Das BAG gab der Arbeitgeberin zu 1 Recht. Nach Auffassung des BAG ist die Arbeitgeberin allein berechtigt, die Betriebsratswahl mit der Begründung anzufechten, es habe in Wirklichkeit ein Gemeinschaftsbetrieb bestanden. Die Auffassung des LAG, in einem solchen Fall müssten beide an dem angeblichen Gemeinschaftsbetrieb beteiligten Arbeitgeber die Wahl gemeinsam anfechten, sei unzutreffend. Arbeitgeber i.S.d. § 19 Abs. 2 Satz 1 BetrVG sei stets derjenige, dessen Belegschaft den Betriebsrat gewählt habe und durch diesen repräsentiert werde. Bis zu einer rechtskräftigen Entscheidung über die Wahlanfechtung sei der gewählte Betriebsrat der betriebsverfassungsrechtliche Ansprechpartner des Arbeitgebers, für dessen Arbeitnehmer die Wahl des Betriebsrats ausgeschrieben und durchgeführt worden sei. Das gelte auch dann, wenn der Betriebsrat unter Verkennung des Betriebsbegriffs für einen Teil der Belegschaft eines Gemeinschaftsbetriebs gewählt wurde. Diesem Verständnis stehe nicht die Rechtsprechung des 1. Senats entgegen, wonach in einem Gemeinschaftsbetrieb die Betriebsratswahl nur von allen an der BGB-Gesellschaft beteiligten Rechtsträgern gemeinsam angefochten werden könne. Diese Rechtsprechung betreffe denjenigen Fall, dass unstreitig ein Gemeinschaftsbetrieb bestehe und bei der Wahl innerhalb des Gemeinschaftsbetriebs Rechtsfehler begangen wurden. Ob ein Gemeinschaftsbetrieb vorliege, müsse das LAG aufklären.

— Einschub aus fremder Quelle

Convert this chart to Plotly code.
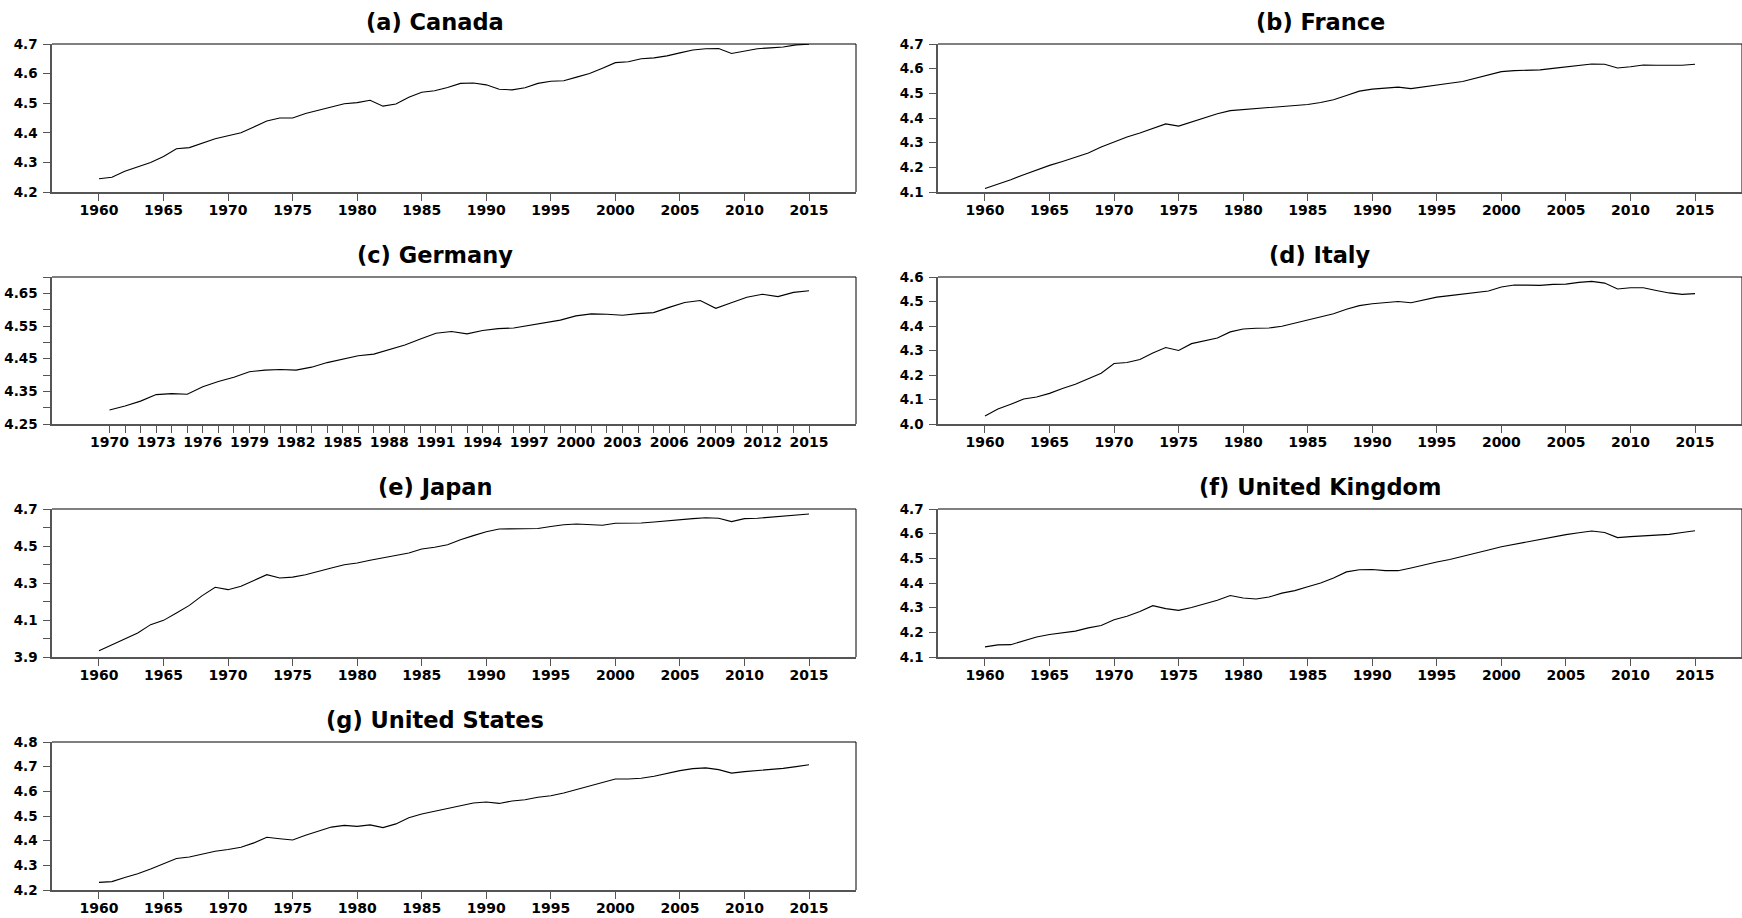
import plotly.graph_objects as go

# ---- data: log of per-capita series, annual ----
years_1960 = list(range(1960, 2016))
years_1970 = list(range(1970, 2016))

canada = [4.245, 4.250, 4.270, 4.285, 4.300, 4.320, 4.346, 4.350, 4.365, 4.380,
          4.390, 4.400, 4.420, 4.440, 4.450, 4.450, 4.465, 4.475, 4.487, 4.498,
          4.502, 4.510, 4.490, 4.497, 4.520, 4.537, 4.542, 4.553, 4.567, 4.568,
          4.562, 4.547, 4.545, 4.552, 4.567, 4.574, 4.576, 4.588, 4.600, 4.618,
          4.637, 4.640, 4.650, 4.653, 4.660, 4.670, 4.680, 4.684, 4.685, 4.668,
          4.675, 4.684, 4.687, 4.690, 4.697, 4.699]

france = [4.114, 4.131, 4.150, 4.170, 4.190, 4.208, 4.224, 4.240, 4.258, 4.282,
          4.304, 4.323, 4.339, 4.359, 4.376, 4.367, 4.384, 4.400, 4.417, 4.430,
          4.434, 4.437, 4.444, 4.447, 4.451, 4.455, 4.463, 4.474, 4.491, 4.509,
          4.517, 4.521, 4.525, 4.519, 4.527, 4.534, 4.541, 4.548, 4.561, 4.575,
          4.588, 4.592, 4.593, 4.595, 4.601, 4.606, 4.612, 4.619, 4.618, 4.603,
          4.608, 4.615, 4.614, 4.614, 4.614, 4.618]

germany = [4.293, 4.305, 4.320, 4.340, 4.343, 4.341, 4.364, 4.380, 4.393, 4.410,
           4.415, 4.417, 4.415, 4.424, 4.438, 4.449, 4.459, 4.464, 4.479, 4.492,
           4.510, 4.528, 4.533, 4.526, 4.536, 4.542, 4.544, 4.552, 4.560, 4.568,
           4.581, 4.587, 4.586, 4.583, 4.588, 4.591, 4.607, 4.622, 4.628, 4.604,
           4.621, 4.638, 4.647, 4.640, 4.653, 4.658]

italy = [4.033, 4.061, 4.081, 4.102, 4.110, 4.125, 4.145, 4.162, 4.185, 4.207,
         4.247, 4.251, 4.263, 4.290, 4.312, 4.300, 4.328, 4.338, 4.351, 4.376,
         4.388, 4.391, 4.392, 4.399, 4.411, 4.425, 4.437, 4.450, 4.468, 4.483,
         4.491, 4.497, 4.500, 4.495, 4.505, 4.518, 4.524, 4.530, 4.537, 4.543,
         4.559, 4.567, 4.567, 4.566, 4.570, 4.571, 4.578, 4.582, 4.575, 4.551,
         4.556, 4.556, 4.545, 4.535, 4.529, 4.532]

japan = [3.934, 3.967, 3.999, 4.030, 4.075, 4.098, 4.138, 4.179, 4.232, 4.277,
         4.264, 4.282, 4.314, 4.345, 4.327, 4.332, 4.345, 4.361, 4.381, 4.399,
         4.408, 4.423, 4.435, 4.446, 4.462, 4.484, 4.493, 4.507, 4.534, 4.556,
         4.577, 4.592, 4.594, 4.594, 4.595, 4.605, 4.615, 4.619, 4.614, 4.612,
         4.623, 4.624, 4.624, 4.630, 4.637, 4.642, 4.648, 4.653, 4.650, 4.632,
         4.648, 4.650, 4.655, 4.664, 4.668, 4.673]

united_kingdom = [4.141, 4.149, 4.150, 4.164, 4.181, 4.191, 4.197, 4.205, 4.218, 4.228,
                  4.251, 4.265, 4.284, 4.308, 4.296, 4.289, 4.301, 4.314, 4.330, 4.349,
                  4.339, 4.335, 4.343, 4.359, 4.369, 4.385, 4.400, 4.420, 4.445, 4.454,
                  4.455, 4.450, 4.450, 4.461, 4.474, 4.485, 4.495, 4.507, 4.520, 4.534,
                  4.547, 4.557, 4.568, 4.578, 4.586, 4.596, 4.604, 4.611, 4.605, 4.584,
                  4.588, 4.591, 4.592, 4.597, 4.605, 4.612]

united_states = [4.231, 4.234, 4.251, 4.266, 4.285, 4.307, 4.328, 4.334, 4.347, 4.357,
                 4.364, 4.373, 4.391, 4.414, 4.408, 4.403, 4.422, 4.438, 4.455, 4.462,
                 4.458, 4.464, 4.453, 4.468, 4.493, 4.508, 4.519, 4.528, 4.542, 4.553,
                 4.557, 4.551, 4.561, 4.566, 4.576, 4.582, 4.593, 4.607, 4.620, 4.636,
                 4.650, 4.650, 4.653, 4.661, 4.673, 4.684, 4.692, 4.695, 4.688, 4.674,
                 4.680, 4.684, 4.688, 4.693, 4.700, 4.708]

titles = ["(a) Canada", "(b) France", "(c) Germany", "(d) Italy",
          "(e) Japan", "(f) United Kingdom", "(g) United States"]

# labelled year ticks
ticks_5y = list(range(1960, 2016, 5))
ticks_3y = list(range(1970, 2016, 3))

# ---- page geometry (pixels) ----
W, H = 1742, 918
col_x = [(52, 856), (938, 1742)]
row_y = [(44, 192), (277, 424), (509, 657), (742, 890)]
title_cx = [435, 1320]

FONT = "DejaVu Sans"
AXIS_GREY = "#555555"

panels = [
    dict(x=years_1960, y=canada, col=0, row=0, yr=[4.2, 4.7], ytick=dict(tick0=4.2, dtick=0.1), yfmt=".1f"),
    dict(x=years_1960, y=france, col=1, row=0, yr=[4.1, 4.7], ytick=dict(tick0=4.1, dtick=0.1), yfmt=".1f"),
    dict(x=years_1970, y=germany, col=0, row=1, yr=[4.25, 4.70], ytick=dict(tick0=4.25, dtick=0.1),
         yfmt=".2f", yminor=0.05),
    dict(x=years_1960, y=italy, col=1, row=1, yr=[4.0, 4.6], ytick=dict(tick0=4.0, dtick=0.1), yfmt=".1f"),
    dict(x=years_1960, y=japan, col=0, row=2, yr=[3.9, 4.7], ytick=dict(tick0=3.9, dtick=0.2),
         yfmt=".1f", yminor=0.1),
    dict(x=years_1960, y=united_kingdom, col=1, row=2, yr=[4.1, 4.7], ytick=dict(tick0=4.1, dtick=0.1), yfmt=".1f"),
    dict(x=years_1960, y=united_states, col=0, row=3, yr=[4.2, 4.8], ytick=dict(tick0=4.2, dtick=0.1), yfmt=".1f"),
]

fig = go.Figure()
layout = dict(
    width=W, height=H,
    margin=dict(l=0, r=0, t=0, b=0, pad=0),
    paper_bgcolor="white", plot_bgcolor="white",
    showlegend=False,
    annotations=[], shapes=[],
)

for i, p in enumerate(panels):
    n = i + 1
    sfx = "" if n == 1 else str(n)
    xa, ya = "xaxis" + sfx, "yaxis" + sfx
    xref, yref = "x" + sfx, "y" + sfx

    x0, x1 = col_x[p["col"]]
    ytop, ybot = row_y[p["row"]]
    xdom = [x0 / W, x1 / W]
    ydom = [1 - ybot / H, 1 - ytop / H]

    fig.add_trace(go.Scatter(
        x=p["x"], y=p["y"], mode="lines",
        line=dict(color="black", width=1.1),
        xaxis=xref, yaxis=yref, hoverinfo="skip",
    ))

    if p["x"][0] == 1970:
        xrange = [1966.3, 2018.02]
        xt = dict(tickmode="array", tickvals=ticks_3y,
                  minor=dict(tickmode="array", tickvals=p["x"], ticks="outside",
                             ticklen=7, tickcolor=AXIS_GREY, tickwidth=1))
    else:
        xrange = [1956.36, 2018.64]
        xt = dict(tickmode="array", tickvals=ticks_5y)

    layout[xa] = dict(
        domain=xdom, anchor=yref, range=xrange, automargin=False,
        showgrid=False, zeroline=False,
        showline=True, linecolor=AXIS_GREY, linewidth=1.5,
        ticks="outside", ticklen=7, tickcolor=AXIS_GREY, tickwidth=1,
        ticklabelstandoff=-3,
        tickfont=dict(family=FONT, size=14, color="black", weight="bold"),
        fixedrange=True, **xt,
    )

    yt = dict(tickmode="linear", **p["ytick"])
    if "yminor" in p:
        yt["minor"] = dict(tickmode="linear", tick0=p["ytick"]["tick0"], dtick=p["yminor"],
                           ticks="outside", ticklen=7, tickcolor=AXIS_GREY, tickwidth=1)
    layout[ya] = dict(
        domain=ydom, anchor=xref, range=p["yr"], automargin=False,
        showgrid=False, zeroline=False,
        showline=True, linecolor=AXIS_GREY, linewidth=1.5,
        ticks="outside", ticklen=7, tickcolor=AXIS_GREY, tickwidth=1,
        tickformat=p["yfmt"], ticklabelstandoff=3,
        tickfont=dict(family=FONT, size=13.5, color="black", weight="bold"),
        fixedrange=True, **yt,
    )

    # top and right frame lines
    layout["shapes"].append(dict(type="line", xref=xref + " domain", yref=yref + " domain",
                                 x0=0, x1=1, y0=1, y1=1, line=dict(color="black", width=1)))
    layout["shapes"].append(dict(type="line", xref=xref + " domain", yref=yref + " domain",
                                 x0=1, x1=1, y0=0, y1=1, line=dict(color="black", width=1)))

    # panel heading
    layout["annotations"].append(dict(
        text=titles[i], xref="paper", yref="paper",
        x=title_cx[p["col"]] / W, y=1 - (ytop - 22) / H,
        xanchor="center", yanchor="middle", showarrow=False,
        font=dict(family=FONT, size=22.5, color="black", weight="bold"),
    ))

fig.update_layout(**layout)
fig.write_html("out.html")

Gleiss Lutz Kommentar                                                                        

Ob eine Betriebsratswahl durch einen oder alle an einem angeblichen Gemeinschaftsbetrieb beteiligte Arbeitgeber angefochten werden muss, falls die Anfechtung auf die Begründung gestützt wird, die Betriebsratswahl hätte nicht für die Belegschaft eines einzelnen Rechtsträgers, sondern für alle im Gemeinschaftsbetrieb beschäftigten Arbeitnehmer erfolgen müssen, war bislang umstritten. Diese Frage hat das BAG nun – mit überzeugendem Ergebnis – geklärt.

Die Entscheidung darf in der Praxis freilich nicht zu dem Fehlschluss verleiten, im Gemeinschaftsbetrieb könne nunmehr jeder Rechtsträger für sich selbst entscheiden, ob eine Betriebsratswahl angefochten wird oder nicht. Vielmehr stellt der 7. Senat ausdrücklich klar, dass in Übereinstimmung mit der bisherigen Rechtsprechung bei unstreitigem Vorliegen eines Gemeinschaftsbetriebs die dort durchgeführte Betriebsratswahl stets durch alle am Gemeinschaftsbetrieb beteiligten Rechtsträger gemeinschaftlich angefochten werden muss. Rechtsberater der beteiligten Arbeitgeber müssen daher die Weichen gleich zu Beginn des Wahlanfechtungsverfahrens richtig stellen.